While minimizing casualties is necessary and laudable, that alone is no way to win a war, said Blackwill. He went on to put his finger on what he regards as the real problem: Not just American losses, but the increasing number of Iraqis killed and maimed every day, both at the hands of Saddam’s guerrillas and marauding criminal gangs. This figure while unpublished is staggering. Blackwill finds that the steeply rising Iraqi civilian casualty toll is instilling in the country the sense that the United States is incapable of bringing security to Iraq. More and more Iraqis are consequently volunteering to join up with Saddam Hussein’s forces.
His advice therefore was for American troops to spread out in large units in the streets of the towns and villages to protect the Iraqi population and enforce law and order. As long as they sit behind concrete blast walls, American forces cannot expect to be respected or obeyed, he concluded.
The time has come, says Blackwill, to start counting how many Iraqis are dying for lack of order and security – not just Americans.
According to DEBKA-Net-Weekly‘s military sources, Bremer sat down with Sanchez to try and persuade him to turn over a new tactical leaf in line with Blackwill’s recommendations to the President. The furious general refused point blank. He is quoted as saying that any fresh orders must come down to him through proper channels, the Pentagon and the Joint Chiefs of Staff. In the meantime, his troops were fully engaged in keeping up the pressure on the guerrillas and thwarting terrorism. He had none to spare for street duty.

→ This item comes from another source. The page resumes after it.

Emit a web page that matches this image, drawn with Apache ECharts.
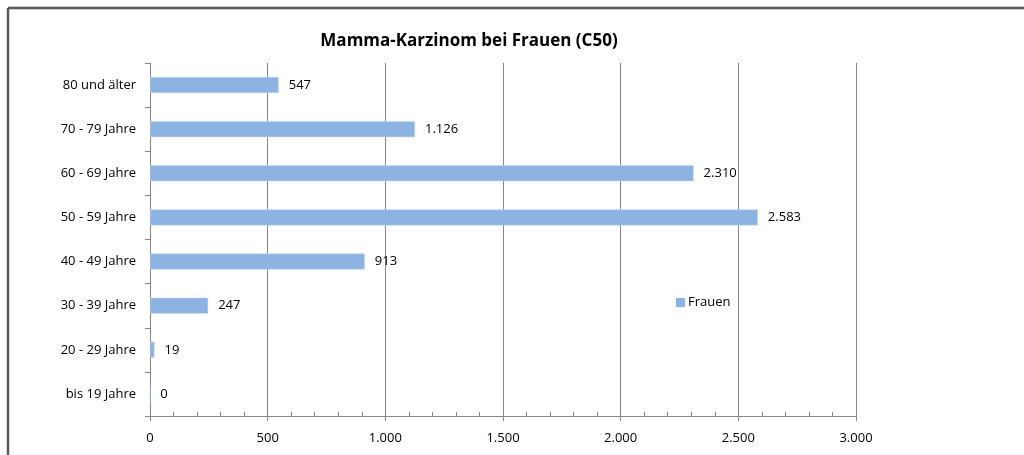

Blackwill’s recommendations, he declared, would have the effect of raising US and Iraqi casualties alike – achieving the opposite effect to the one sought
debkafile‘s military sources, updating the DEBKA-Net-Weekly exclusive of November 28, noted that during President Bush’s surprise Thanksgiving trip to Baghdad on November 27, Sanchez and Bremer, who flanked him when he addressed US troops, showed signs of their strained relations.
Former House Speaker Newt Gingrich, who is still a power in the Republican Party, was not talking out of the top of his head when he criticized the Bush administration in a Newsweek interview for putting too much emphasis on a military solution and slighting the political element.
The US went “off a cliff in Iraq,” he said, adding “Americans can’t win in Iraq. Only Iraqis can win in Iraq.”
In a rejoinder to calls from Democratic senators for a greater international role in Iraq, Gingrich in NBC’s “Meet the Press” this week stressed the need for more Iraqi involvement. He criticized the Bush administration for failing to “put the Iraqis at the center of this equation.”
But his slogan: The key in Iraq is “not how many enemy do I kill but how many allies do I grow,”
is strangely reminiscent of the motto posited by presidential envoy Blackwill to count “not how many Americans are killed but how many Iraqis are killed.”
The former Republican powerhouse sounds suspiciously as though he may be testing his chances of swimming back to the front of the Washington political arena through the hot water of the hidden battles in Washington over Iraq. His utterances strongly indicate that those battles are far from over.